About VASCO: VASCO is the number one supplier of strong authentication and e-signature solutions and services. VASCO has established itself as the world’s leading software company specialized in Internet Security, with a customer base of over 5,300 companies in more than 100 countries, including close to 850 international financial institutions. VASCO’s prime markets are the financial sector, enterprise security, e-commerce and e-government.
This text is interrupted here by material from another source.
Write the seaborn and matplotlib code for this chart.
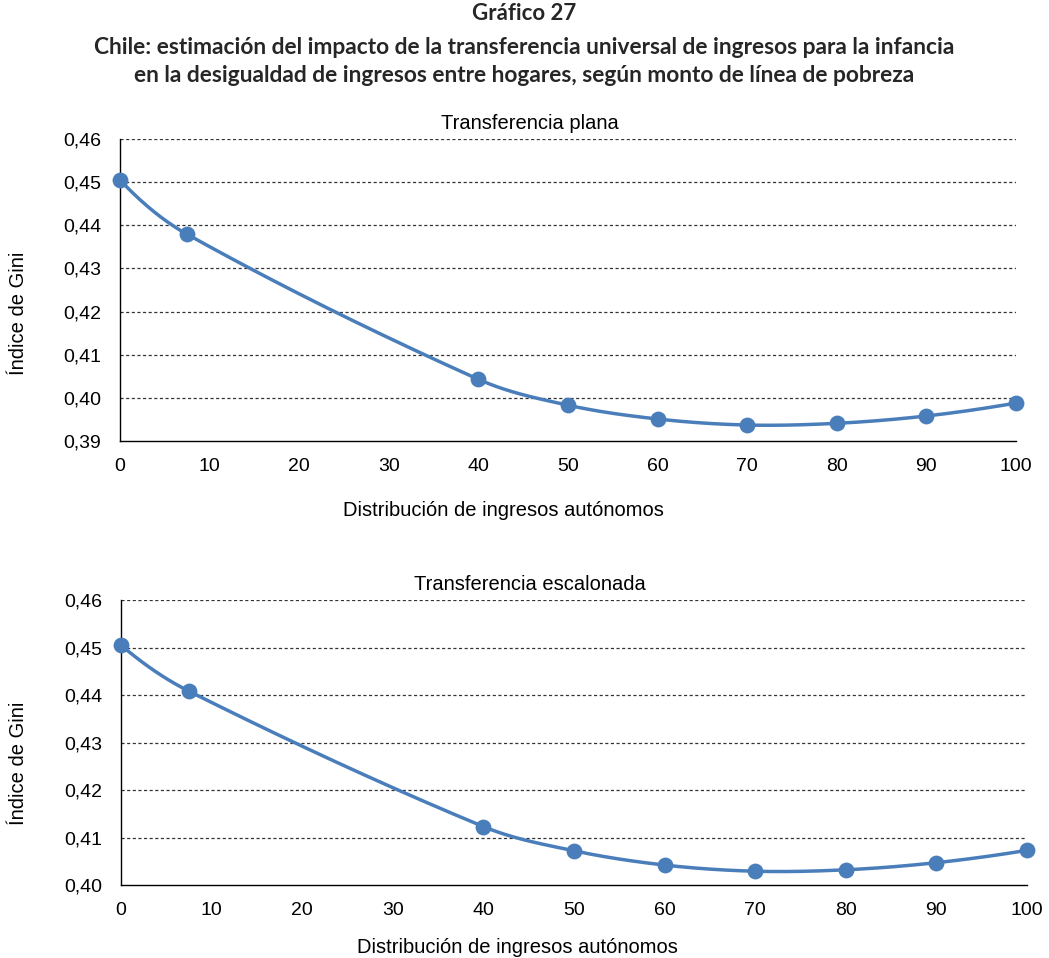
import numpy as np
import pandas as pd
import matplotlib
matplotlib.use("Agg")
import matplotlib.pyplot as plt
import seaborn as sns
from matplotlib.ticker import FuncFormatter, FixedLocator

# ---- data ----
linea_pobreza = [0, 7.5, 40, 50, 60, 70, 80, 90, 100]
gini_plana = [0.4505, 0.4379, 0.4043, 0.3983, 0.3951, 0.3937, 0.3941, 0.3958, 0.3988]
gini_escalonada = [0.4505, 0.4408, 0.4123, 0.4072, 0.4042, 0.4029, 0.4032, 0.4047, 0.4073]
x_ticks = [0, 10, 20, 30, 40, 50, 60, 70, 80, 90, 100]
y_ticks_plana = [0.39, 0.40, 0.41, 0.42, 0.43, 0.44, 0.45, 0.46]
y_ticks_escalonada = [0.40, 0.41, 0.42, 0.43, 0.44, 0.45, 0.46]

title_lines = ["Gráfico 27",
               "Chile: estimación del impacto de la transferencia universal de ingresos para la infancia",
               "en la desigualdad de ingresos entre hogares, según monto de línea de pobreza"]
panel_titles = ["Transferencia plana", "Transferencia escalonada"]
xlabel = "Distribución de ingresos autónomos"
ylabel = "Índice de Gini"

COLOR = "#4A7EBB"

sns.set_style("white")
plt.rcParams["font.family"] = ["Liberation Sans", "DejaVu Sans"]


def smooth_curve(x, y, n=40):
    """Cubic Hermite curve through the data points (line smoothing only)."""
    x = np.asarray(x, float)
    y = np.asarray(y, float)
    k = len(x)
    m = np.zeros(k)
    for i in range(1, k - 1):
        m[i] = (y[i + 1] - y[i - 1]) / (x[i + 1] - x[i - 1])
    m[0] = 2 * (y[1] - y[0]) / (x[1] - x[0]) - m[1]
    m[-1] = 2 * (y[-1] - y[-2]) / (x[-1] - x[-2]) - m[-2]
    xs, ys = [], []
    for i in range(k - 1):
        h = x[i + 1] - x[i]
        t = np.linspace(0, 1, n, endpoint=(i == k - 2))
        h00 = 2 * t ** 3 - 3 * t ** 2 + 1
        h10 = t ** 3 - 2 * t ** 2 + t
        h01 = -2 * t ** 3 + 3 * t ** 2
        h11 = t ** 3 - t ** 2
        xs.append(x[i] + t * h)
        ys.append(h00 * y[i] + h10 * h * m[i] + h01 * y[i + 1] + h11 * h * m[i + 1])
    return np.concatenate(xs), np.concatenate(ys)


fig = plt.figure(figsize=(10.49, 9.58), dpi=100)
W, H = 1049, 958


def ax_rect(l, t, r, b):
    return [l / W, 1 - b / H, (r - l) / W, (b - t) / H]


axes_specs = [
    dict(rect=ax_rect(120, 139, 1016, 441), vals=gini_plana, yt=y_ticks_plana,
         title=panel_titles[0], title_x=0.458, xl=(0.428, -0.200), yl=(-0.103, 0.424)),
    dict(rect=ax_rect(121, 600, 1027, 885), vals=gini_escalonada, yt=y_ticks_escalonada,
         title=panel_titles[1], title_x=0.451, xl=(0.438, -0.185), yl=(-0.103, 0.428)),
]

fmt = FuncFormatter(lambda v, p: f"{v:.2f}".replace(".", ","))

for spec in axes_specs:
    ax = fig.add_axes(spec["rect"])
    yt = spec["yt"]
    df = pd.DataFrame({"x": linea_pobreza, "y": spec["vals"]})
    cx, cy = smooth_curve(df["x"], df["y"])
    ax.plot(cx, cy, color=COLOR, lw=2.5, zorder=3, solid_capstyle="round")
    sns.scatterplot(data=df, x="x", y="y", ax=ax, color=COLOR, s=130, edgecolor=COLOR,
                    linewidth=0, zorder=4, clip_on=False)
    ax.set_xlim(0, 100)
    ax.set_ylim(yt[0], yt[-1])
    ax.xaxis.set_major_locator(FixedLocator(x_ticks))
    ax.yaxis.set_major_locator(FixedLocator(yt))
    ax.yaxis.set_major_formatter(fmt)
    for v in yt[1:]:
        ax.axhline(v, color="#333333", lw=0.9, ls=(0, (2.5, 2)), zorder=1)
    for s in ["top", "right"]:
        ax.spines[s].set_visible(False)
    for s in ["left", "bottom"]:
        ax.spines[s].set_color("black")
        ax.spines[s].set_linewidth(1.0)
    ax.tick_params(axis="both", which="major", direction="out", length=4.5, width=1,
                   color="black", labelsize=14, labelcolor="black")
    ax.tick_params(axis="x", pad=8)
    ax.tick_params(axis="y", pad=9)
    ax.set_xlabel(xlabel, fontsize=14.5, color="black")
    ax.set_ylabel(ylabel, fontsize=14.5, color="black")
    ax.xaxis.set_label_coords(*spec["xl"])
    ax.yaxis.set_label_coords(*spec["yl"])
    ax.set_title(spec["title"], fontsize=14.5, x=spec["title_x"], pad=7, color="black")
    ax.grid(False)

tfont = ["Lato", "DejaVu Sans"]
fig.text(0.5, 1 - 13 / H, title_lines[0], ha="center", va="center", fontsize=16,
         fontweight="bold", family=tfont)
fig.text(0.5, 1 - 47 / H, title_lines[1], ha="center", va="center", fontsize=16.4,
         fontweight="bold", family=tfont)
fig.text(0.5, 1 - 75 / H, title_lines[2], ha="center", va="center", fontsize=16.4,
         fontweight="bold", family=tfont)

fig.savefig("out.png", dpi=100)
Forward Looking Statements
Statements made in this news release that relate to future plans, events or performances are forward-looking statements. Any statement containing words such as “believes,” “anticipates,” “plans,” “expects,” and similar words, is forward-looking, and these statements involve risks and uncertainties and are based on current expectations. Consequently, actual results could differ materially from the expectations expressed in these forward-looking statements.

Reference is made to the Company's public filings with the US Securities and Exchange Commission for further information regarding the Company and its operations.